Geneva Proposes Cutting Corporate Tax Rate to Boost Appealby
Canton plans rate of 13.49% as EU pushes to scrap tax breaks
Reform will create 440 million-franc hole in Geneva’s finances
Geneva proposed cutting its corporate tax rate as the Swiss canton that’s home to almost 1,000 multinationals bids to increase its allure in the face of European Union pressure to scrap preferential fiscal deals for foreign companies.
Geneva plans to reduce its standard tax rate to 13.49 percent from 24.2 percent, the cantonal government said Tuesday. While that’s above the average 11.6 percent preferential rate currently offered to many foreign firms, the new regime will improve the Swiss city’s competitive position, according to Credit Suisse Group AG.

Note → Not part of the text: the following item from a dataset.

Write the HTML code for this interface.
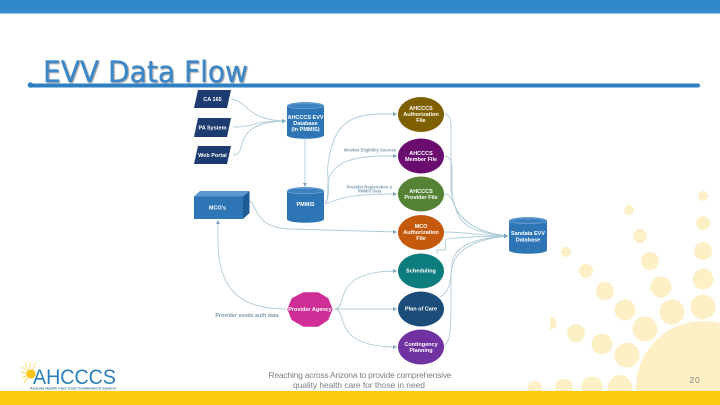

The Swiss canton wants to boost its appeal amid headwinds from the strong franc, concern over immigration quotas and the demise of banking secrecy. Multinationals from Procter & Gamble Co. to commodity trader Mercuria Energy Group Ltd. account for 76,000 jobs and 40 percent of Geneva’s economy.
“It’s a reform of vital importance,” Pierre Maudet, head of the canton’s departments for security and economy, said in an interview on the sidelines of a press conference. “It will preserve the attractiveness of Geneva for the long term and help retain jobs here.”
A rate of about 13 percent would see Geneva jump 13 places to become the third-most attractive of Switzerland’s 26 cantons, trailing only Zug and Zurich, according to a Credit Suisse study published in February. France, which borders the canton to the south, east and west, has a tax rate of 33.33 percent, data compiled by KPMG show.
For an interim period of five years, the tax rate would be a slightly higher 13.79 percent as Geneva adjusts to the new regime, the canton said. Over that period, the canton’s deficit limits would be relaxed.
The new tax structure will leave a projected 440 million-franc ($449 million) hole in Geneva’s finances, the canton said. That projected deficit has raised concerns that services to Geneva’s almost half a million people will be cut, according to Romain de Sainte Marie, head of the Socialist Party in the cantonal parliament.
“There will be no cuts to public services because of this reform,” Maudet said. “If businesses pick our canton it’s also thanks to the quality of its public services.”
Still, opposition to the new rate from left-leaning political parties will probably trigger a referendum as it would only require 500 signatures.
“There will for sure be a popular vote on the matter,” said Antonio Hodgers, who oversees the canton’s Department of Housing and Energy, during the press conference in Geneva.
Consultations on the tax proposal will start now and run until Oct. 14, the government said.